Exercise directions —
Return each line of the data below verbatim; pictures are to be left out.
— Start of Raw data —
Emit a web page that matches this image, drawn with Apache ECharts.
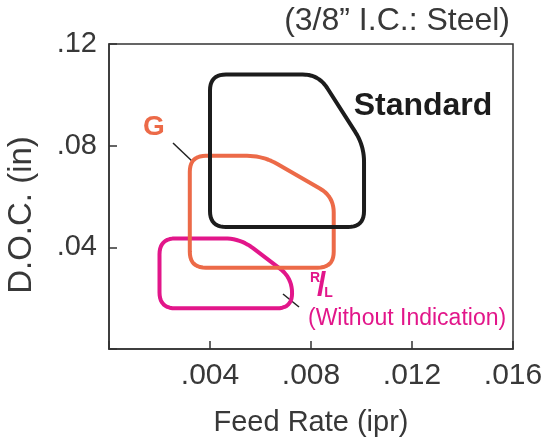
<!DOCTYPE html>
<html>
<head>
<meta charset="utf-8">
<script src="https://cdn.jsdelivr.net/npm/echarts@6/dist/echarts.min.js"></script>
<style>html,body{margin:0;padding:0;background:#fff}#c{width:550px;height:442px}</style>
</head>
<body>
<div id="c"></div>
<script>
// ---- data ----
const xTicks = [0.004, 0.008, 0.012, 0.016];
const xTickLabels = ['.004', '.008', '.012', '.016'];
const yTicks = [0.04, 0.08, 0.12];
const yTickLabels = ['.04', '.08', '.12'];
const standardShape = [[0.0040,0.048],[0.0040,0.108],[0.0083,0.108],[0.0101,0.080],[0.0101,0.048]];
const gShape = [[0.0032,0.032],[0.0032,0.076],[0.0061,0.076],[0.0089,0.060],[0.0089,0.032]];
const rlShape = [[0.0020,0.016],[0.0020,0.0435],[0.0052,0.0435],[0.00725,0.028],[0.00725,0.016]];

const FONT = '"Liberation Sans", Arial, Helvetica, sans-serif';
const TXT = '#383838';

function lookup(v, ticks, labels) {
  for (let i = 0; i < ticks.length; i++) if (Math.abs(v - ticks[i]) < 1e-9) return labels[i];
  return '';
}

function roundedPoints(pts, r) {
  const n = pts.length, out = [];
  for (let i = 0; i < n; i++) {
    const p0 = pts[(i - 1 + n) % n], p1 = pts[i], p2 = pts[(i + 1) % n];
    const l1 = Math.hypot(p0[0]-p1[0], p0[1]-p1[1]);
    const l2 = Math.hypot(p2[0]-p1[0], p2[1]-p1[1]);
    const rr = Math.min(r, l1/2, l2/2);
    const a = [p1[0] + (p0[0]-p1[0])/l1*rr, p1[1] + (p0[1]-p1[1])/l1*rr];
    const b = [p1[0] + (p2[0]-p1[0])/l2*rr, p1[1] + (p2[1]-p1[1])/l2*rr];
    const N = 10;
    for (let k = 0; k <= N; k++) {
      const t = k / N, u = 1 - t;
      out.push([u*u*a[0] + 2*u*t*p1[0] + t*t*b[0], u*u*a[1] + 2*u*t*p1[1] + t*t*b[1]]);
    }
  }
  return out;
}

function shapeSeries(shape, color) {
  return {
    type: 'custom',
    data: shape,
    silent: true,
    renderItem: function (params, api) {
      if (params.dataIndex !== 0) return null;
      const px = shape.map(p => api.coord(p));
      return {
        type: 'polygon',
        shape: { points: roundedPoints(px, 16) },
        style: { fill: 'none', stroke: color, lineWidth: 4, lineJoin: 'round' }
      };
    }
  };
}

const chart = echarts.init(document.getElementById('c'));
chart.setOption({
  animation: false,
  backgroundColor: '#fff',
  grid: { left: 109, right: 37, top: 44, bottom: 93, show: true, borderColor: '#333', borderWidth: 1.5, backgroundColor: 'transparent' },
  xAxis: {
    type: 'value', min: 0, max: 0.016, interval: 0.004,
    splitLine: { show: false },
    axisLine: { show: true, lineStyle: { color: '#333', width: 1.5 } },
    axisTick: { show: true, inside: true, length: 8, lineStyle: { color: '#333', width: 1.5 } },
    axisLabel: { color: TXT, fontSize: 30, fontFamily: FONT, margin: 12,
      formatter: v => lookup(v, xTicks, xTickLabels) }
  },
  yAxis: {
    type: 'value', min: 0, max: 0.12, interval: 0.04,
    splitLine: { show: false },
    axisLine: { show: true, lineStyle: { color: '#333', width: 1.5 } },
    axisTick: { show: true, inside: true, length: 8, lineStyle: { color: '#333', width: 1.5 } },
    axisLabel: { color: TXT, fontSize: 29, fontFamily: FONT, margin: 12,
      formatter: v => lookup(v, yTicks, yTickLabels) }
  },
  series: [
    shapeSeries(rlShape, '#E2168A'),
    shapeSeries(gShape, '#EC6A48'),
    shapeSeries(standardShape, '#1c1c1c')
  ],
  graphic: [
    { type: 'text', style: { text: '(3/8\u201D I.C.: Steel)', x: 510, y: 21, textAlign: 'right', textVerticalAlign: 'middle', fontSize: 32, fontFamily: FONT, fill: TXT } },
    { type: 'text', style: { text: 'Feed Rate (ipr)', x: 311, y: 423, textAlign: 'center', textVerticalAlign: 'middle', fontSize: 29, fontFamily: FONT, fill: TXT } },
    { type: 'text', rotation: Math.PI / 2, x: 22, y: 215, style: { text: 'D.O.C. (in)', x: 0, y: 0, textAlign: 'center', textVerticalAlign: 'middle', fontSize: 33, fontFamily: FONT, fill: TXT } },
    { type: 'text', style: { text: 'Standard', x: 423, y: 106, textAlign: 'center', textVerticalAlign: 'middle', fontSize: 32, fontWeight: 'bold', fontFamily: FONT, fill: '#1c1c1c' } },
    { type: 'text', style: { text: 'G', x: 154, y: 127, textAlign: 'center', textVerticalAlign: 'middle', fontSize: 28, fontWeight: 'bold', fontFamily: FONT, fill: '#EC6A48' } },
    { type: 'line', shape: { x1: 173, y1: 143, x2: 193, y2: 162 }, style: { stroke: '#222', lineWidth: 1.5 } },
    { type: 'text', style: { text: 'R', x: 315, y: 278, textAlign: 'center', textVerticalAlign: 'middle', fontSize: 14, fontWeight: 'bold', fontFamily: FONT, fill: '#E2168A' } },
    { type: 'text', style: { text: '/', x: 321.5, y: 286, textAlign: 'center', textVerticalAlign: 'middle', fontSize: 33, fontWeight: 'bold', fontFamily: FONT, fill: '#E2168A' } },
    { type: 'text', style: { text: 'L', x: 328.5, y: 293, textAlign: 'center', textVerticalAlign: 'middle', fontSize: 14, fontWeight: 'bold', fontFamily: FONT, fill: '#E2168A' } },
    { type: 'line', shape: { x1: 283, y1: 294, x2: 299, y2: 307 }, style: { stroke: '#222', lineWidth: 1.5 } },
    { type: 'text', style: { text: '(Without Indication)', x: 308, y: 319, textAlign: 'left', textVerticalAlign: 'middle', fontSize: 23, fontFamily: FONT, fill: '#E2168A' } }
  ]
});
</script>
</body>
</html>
— End of Raw data —
Answer to the task —
Emit a web page that matches this image, drawn with Apache ECharts.
<!DOCTYPE html>
<html>
<head>
<meta charset="utf-8">
<script src="https://cdn.jsdelivr.net/npm/echarts@6/dist/echarts.min.js"></script>
<style>html,body{margin:0;padding:0;background:#fff}#c{width:550px;height:442px}</style>
</head>
<body>
<div id="c"></div>
<script>
// ---- data ----
const xTicks = [0.004, 0.008, 0.012, 0.016];
const xTickLabels = ['.004', '.008', '.012', '.016'];
const yTicks = [0.04, 0.08, 0.12];
const yTickLabels = ['.04', '.08', '.12'];
const standardShape = [[0.0040,0.048],[0.0040,0.108],[0.0083,0.108],[0.0101,0.080],[0.0101,0.048]];
const gShape = [[0.0032,0.032],[0.0032,0.076],[0.0061,0.076],[0.0089,0.060],[0.0089,0.032]];
const rlShape = [[0.0020,0.016],[0.0020,0.0435],[0.0052,0.0435],[0.00725,0.028],[0.00725,0.016]];

const FONT = '"Liberation Sans", Arial, Helvetica, sans-serif';
const TXT = '#383838';

function lookup(v, ticks, labels) {
  for (let i = 0; i < ticks.length; i++) if (Math.abs(v - ticks[i]) < 1e-9) return labels[i];
  return '';
}

function roundedPoints(pts, r) {
  const n = pts.length, out = [];
  for (let i = 0; i < n; i++) {
    const p0 = pts[(i - 1 + n) % n], p1 = pts[i], p2 = pts[(i + 1) % n];
    const l1 = Math.hypot(p0[0]-p1[0], p0[1]-p1[1]);
    const l2 = Math.hypot(p2[0]-p1[0], p2[1]-p1[1]);
    const rr = Math.min(r, l1/2, l2/2);
    const a = [p1[0] + (p0[0]-p1[0])/l1*rr, p1[1] + (p0[1]-p1[1])/l1*rr];
    const b = [p1[0] + (p2[0]-p1[0])/l2*rr, p1[1] + (p2[1]-p1[1])/l2*rr];
    const N = 10;
    for (let k = 0; k <= N; k++) {
      const t = k / N, u = 1 - t;
      out.push([u*u*a[0] + 2*u*t*p1[0] + t*t*b[0], u*u*a[1] + 2*u*t*p1[1] + t*t*b[1]]);
    }
  }
  return out;
}

function shapeSeries(shape, color) {
  return {
    type: 'custom',
    data: shape,
    silent: true,
    renderItem: function (params, api) {
      if (params.dataIndex !== 0) return null;
      const px = shape.map(p => api.coord(p));
      return {
        type: 'polygon',
        shape: { points: roundedPoints(px, 16) },
        style: { fill: 'none', stroke: color, lineWidth: 4, lineJoin: 'round' }
      };
    }
  };
}

const chart = echarts.init(document.getElementById('c'));
chart.setOption({
  animation: false,
  backgroundColor: '#fff',
  grid: { left: 109, right: 37, top: 44, bottom: 93, show: true, borderColor: '#333', borderWidth: 1.5, backgroundColor: 'transparent' },
  xAxis: {
    type: 'value', min: 0, max: 0.016, interval: 0.004,
    splitLine: { show: false },
    axisLine: { show: true, lineStyle: { color: '#333', width: 1.5 } },
    axisTick: { show: true, inside: true, length: 8, lineStyle: { color: '#333', width: 1.5 } },
    axisLabel: { color: TXT, fontSize: 30, fontFamily: FONT, margin: 12,
      formatter: v => lookup(v, xTicks, xTickLabels) }
  },
  yAxis: {
    type: 'value', min: 0, max: 0.12, interval: 0.04,
    splitLine: { show: false },
    axisLine: { show: true, lineStyle: { color: '#333', width: 1.5 } },
    axisTick: { show: true, inside: true, length: 8, lineStyle: { color: '#333', width: 1.5 } },
    axisLabel: { color: TXT, fontSize: 29, fontFamily: FONT, margin: 12,
      formatter: v => lookup(v, yTicks, yTickLabels) }
  },
  series: [
    shapeSeries(rlShape, '#E2168A'),
    shapeSeries(gShape, '#EC6A48'),
    shapeSeries(standardShape, '#1c1c1c')
  ],
  graphic: [
    { type: 'text', style: { text: '(3/8\u201D I.C.: Steel)', x: 510, y: 21, textAlign: 'right', textVerticalAlign: 'middle', fontSize: 32, fontFamily: FONT, fill: TXT } },
    { type: 'text', style: { text: 'Feed Rate (ipr)', x: 311, y: 423, textAlign: 'center', textVerticalAlign: 'middle', fontSize: 29, fontFamily: FONT, fill: TXT } },
    { type: 'text', rotation: Math.PI / 2, x: 22, y: 215, style: { text: 'D.O.C. (in)', x: 0, y: 0, textAlign: 'center', textVerticalAlign: 'middle', fontSize: 33, fontFamily: FONT, fill: TXT } },
    { type: 'text', style: { text: 'Standard', x: 423, y: 106, textAlign: 'center', textVerticalAlign: 'middle', fontSize: 32, fontWeight: 'bold', fontFamily: FONT, fill: '#1c1c1c' } },
    { type: 'text', style: { text: 'G', x: 154, y: 127, textAlign: 'center', textVerticalAlign: 'middle', fontSize: 28, fontWeight: 'bold', fontFamily: FONT, fill: '#EC6A48' } },
    { type: 'line', shape: { x1: 173, y1: 143, x2: 193, y2: 162 }, style: { stroke: '#222', lineWidth: 1.5 } },
    { type: 'text', style: { text: 'R', x: 315, y: 278, textAlign: 'center', textVerticalAlign: 'middle', fontSize: 14, fontWeight: 'bold', fontFamily: FONT, fill: '#E2168A' } },
    { type: 'text', style: { text: '/', x: 321.5, y: 286, textAlign: 'center', textVerticalAlign: 'middle', fontSize: 33, fontWeight: 'bold', fontFamily: FONT, fill: '#E2168A' } },
    { type: 'text', style: { text: 'L', x: 328.5, y: 293, textAlign: 'center', textVerticalAlign: 'middle', fontSize: 14, fontWeight: 'bold', fontFamily: FONT, fill: '#E2168A' } },
    { type: 'line', shape: { x1: 283, y1: 294, x2: 299, y2: 307 }, style: { stroke: '#222', lineWidth: 1.5 } },
    { type: 'text', style: { text: '(Without Indication)', x: 308, y: 319, textAlign: 'left', textVerticalAlign: 'middle', fontSize: 23, fontFamily: FONT, fill: '#E2168A' } }
  ]
});
</script>
</body>
</html>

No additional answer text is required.